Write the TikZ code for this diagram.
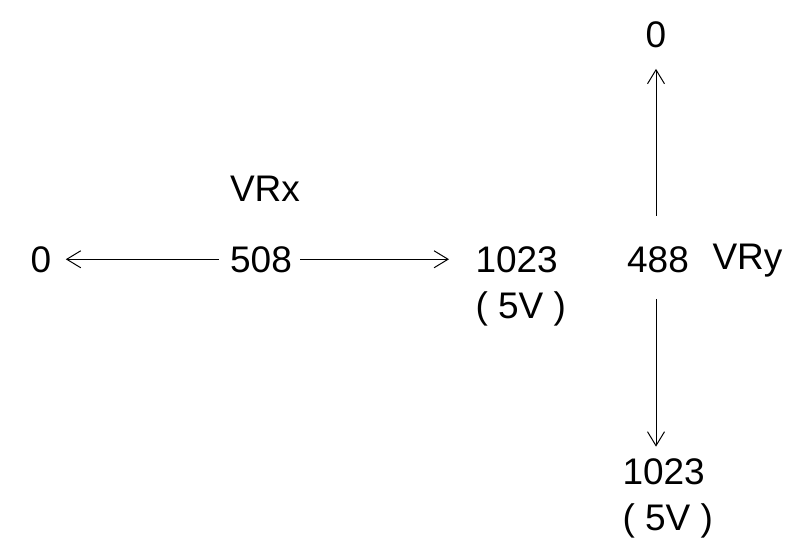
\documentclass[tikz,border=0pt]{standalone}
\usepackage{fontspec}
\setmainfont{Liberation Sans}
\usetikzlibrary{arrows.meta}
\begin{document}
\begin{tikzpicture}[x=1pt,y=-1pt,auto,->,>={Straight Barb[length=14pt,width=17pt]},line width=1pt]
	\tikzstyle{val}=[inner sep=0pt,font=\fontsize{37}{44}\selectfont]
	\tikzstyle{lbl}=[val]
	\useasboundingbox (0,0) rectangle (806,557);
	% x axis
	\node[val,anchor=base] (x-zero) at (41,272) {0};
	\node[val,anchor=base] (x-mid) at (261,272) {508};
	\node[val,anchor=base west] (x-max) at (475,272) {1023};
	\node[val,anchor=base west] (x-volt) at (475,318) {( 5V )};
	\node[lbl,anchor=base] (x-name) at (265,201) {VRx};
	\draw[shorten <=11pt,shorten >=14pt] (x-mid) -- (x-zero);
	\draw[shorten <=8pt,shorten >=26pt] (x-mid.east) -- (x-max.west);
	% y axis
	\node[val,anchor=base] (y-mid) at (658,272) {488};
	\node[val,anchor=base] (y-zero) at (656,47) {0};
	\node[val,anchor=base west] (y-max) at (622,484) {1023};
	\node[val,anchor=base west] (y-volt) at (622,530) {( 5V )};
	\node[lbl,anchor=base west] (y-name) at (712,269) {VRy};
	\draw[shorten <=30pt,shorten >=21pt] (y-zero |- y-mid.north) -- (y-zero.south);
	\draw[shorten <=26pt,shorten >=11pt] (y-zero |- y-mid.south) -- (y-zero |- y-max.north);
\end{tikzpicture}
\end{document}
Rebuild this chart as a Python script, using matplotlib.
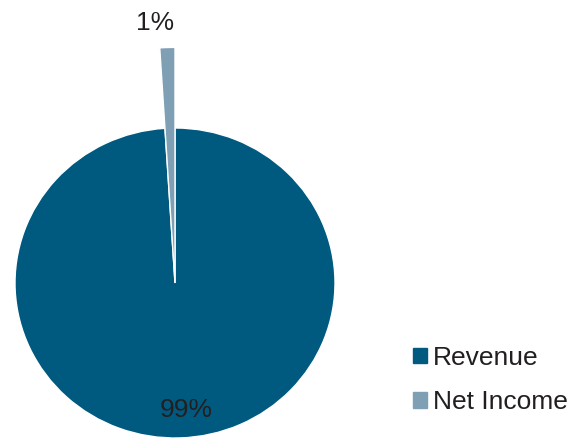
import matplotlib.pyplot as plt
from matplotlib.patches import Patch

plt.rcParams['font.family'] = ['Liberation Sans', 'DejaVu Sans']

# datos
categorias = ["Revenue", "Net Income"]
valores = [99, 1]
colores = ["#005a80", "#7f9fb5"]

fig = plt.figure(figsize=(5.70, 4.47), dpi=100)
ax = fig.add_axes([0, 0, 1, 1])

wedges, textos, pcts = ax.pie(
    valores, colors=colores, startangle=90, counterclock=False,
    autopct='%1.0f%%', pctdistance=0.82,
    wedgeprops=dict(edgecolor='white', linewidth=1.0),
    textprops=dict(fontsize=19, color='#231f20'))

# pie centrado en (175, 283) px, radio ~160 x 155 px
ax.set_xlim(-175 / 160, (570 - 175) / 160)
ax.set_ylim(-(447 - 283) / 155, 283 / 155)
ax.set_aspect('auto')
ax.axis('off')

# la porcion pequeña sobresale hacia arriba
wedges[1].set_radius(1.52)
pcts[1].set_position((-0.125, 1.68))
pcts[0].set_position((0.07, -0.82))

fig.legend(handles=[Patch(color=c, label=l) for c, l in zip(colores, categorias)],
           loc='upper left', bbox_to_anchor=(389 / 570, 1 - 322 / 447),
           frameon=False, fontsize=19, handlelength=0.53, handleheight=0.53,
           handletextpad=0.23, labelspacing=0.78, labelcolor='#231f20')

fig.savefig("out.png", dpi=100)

Task brief →
Transcribe each entry above exactly, apart from the pictures.

Exercise result →
Write the TikZ code for this diagram.
\documentclass[tikz,border=0pt]{standalone}
\usepackage{fontspec}
\setmainfont{Liberation Sans}
\usetikzlibrary{arrows.meta}
\begin{document}
\begin{tikzpicture}[x=1pt,y=-1pt,auto,->,>={Straight Barb[length=14pt,width=17pt]},line width=1pt]
	\tikzstyle{val}=[inner sep=0pt,font=\fontsize{37}{44}\selectfont]
	\tikzstyle{lbl}=[val]
	\useasboundingbox (0,0) rectangle (806,557);
	% x axis
	\node[val,anchor=base] (x-zero) at (41,272) {0};
	\node[val,anchor=base] (x-mid) at (261,272) {508};
	\node[val,anchor=base west] (x-max) at (475,272) {1023};
	\node[val,anchor=base west] (x-volt) at (475,318) {( 5V )};
	\node[lbl,anchor=base] (x-name) at (265,201) {VRx};
	\draw[shorten <=11pt,shorten >=14pt] (x-mid) -- (x-zero);
	\draw[shorten <=8pt,shorten >=26pt] (x-mid.east) -- (x-max.west);
	% y axis
	\node[val,anchor=base] (y-mid) at (658,272) {488};
	\node[val,anchor=base] (y-zero) at (656,47) {0};
	\node[val,anchor=base west] (y-max) at (622,484) {1023};
	\node[val,anchor=base west] (y-volt) at (622,530) {( 5V )};
	\node[lbl,anchor=base west] (y-name) at (712,269) {VRy};
	\draw[shorten <=30pt,shorten >=21pt] (y-zero |- y-mid.north) -- (y-zero.south);
	\draw[shorten <=26pt,shorten >=11pt] (y-zero |- y-mid.south) -- (y-zero |- y-max.north);
\end{tikzpicture}
\end{document}
Rebuild this chart as a Python script, using matplotlib.
import matplotlib.pyplot as plt
from matplotlib.patches import Patch

plt.rcParams['font.family'] = ['Liberation Sans', 'DejaVu Sans']

# datos
categorias = ["Revenue", "Net Income"]
valores = [99, 1]
colores = ["#005a80", "#7f9fb5"]

fig = plt.figure(figsize=(5.70, 4.47), dpi=100)
ax = fig.add_axes([0, 0, 1, 1])

wedges, textos, pcts = ax.pie(
    valores, colors=colores, startangle=90, counterclock=False,
    autopct='%1.0f%%', pctdistance=0.82,
    wedgeprops=dict(edgecolor='white', linewidth=1.0),
    textprops=dict(fontsize=19, color='#231f20'))

# pie centrado en (175, 283) px, radio ~160 x 155 px
ax.set_xlim(-175 / 160, (570 - 175) / 160)
ax.set_ylim(-(447 - 283) / 155, 283 / 155)
ax.set_aspect('auto')
ax.axis('off')

# la porcion pequeña sobresale hacia arriba
wedges[1].set_radius(1.52)
pcts[1].set_position((-0.125, 1.68))
pcts[0].set_position((0.07, -0.82))

fig.legend(handles=[Patch(color=c, label=l) for c, l in zip(colores, categorias)],
           loc='upper left', bbox_to_anchor=(389 / 570, 1 - 322 / 447),
           frameon=False, fontsize=19, handlelength=0.53, handleheight=0.53,
           handletextpad=0.23, labelspacing=0.78, labelcolor='#231f20')

fig.savefig("out.png", dpi=100)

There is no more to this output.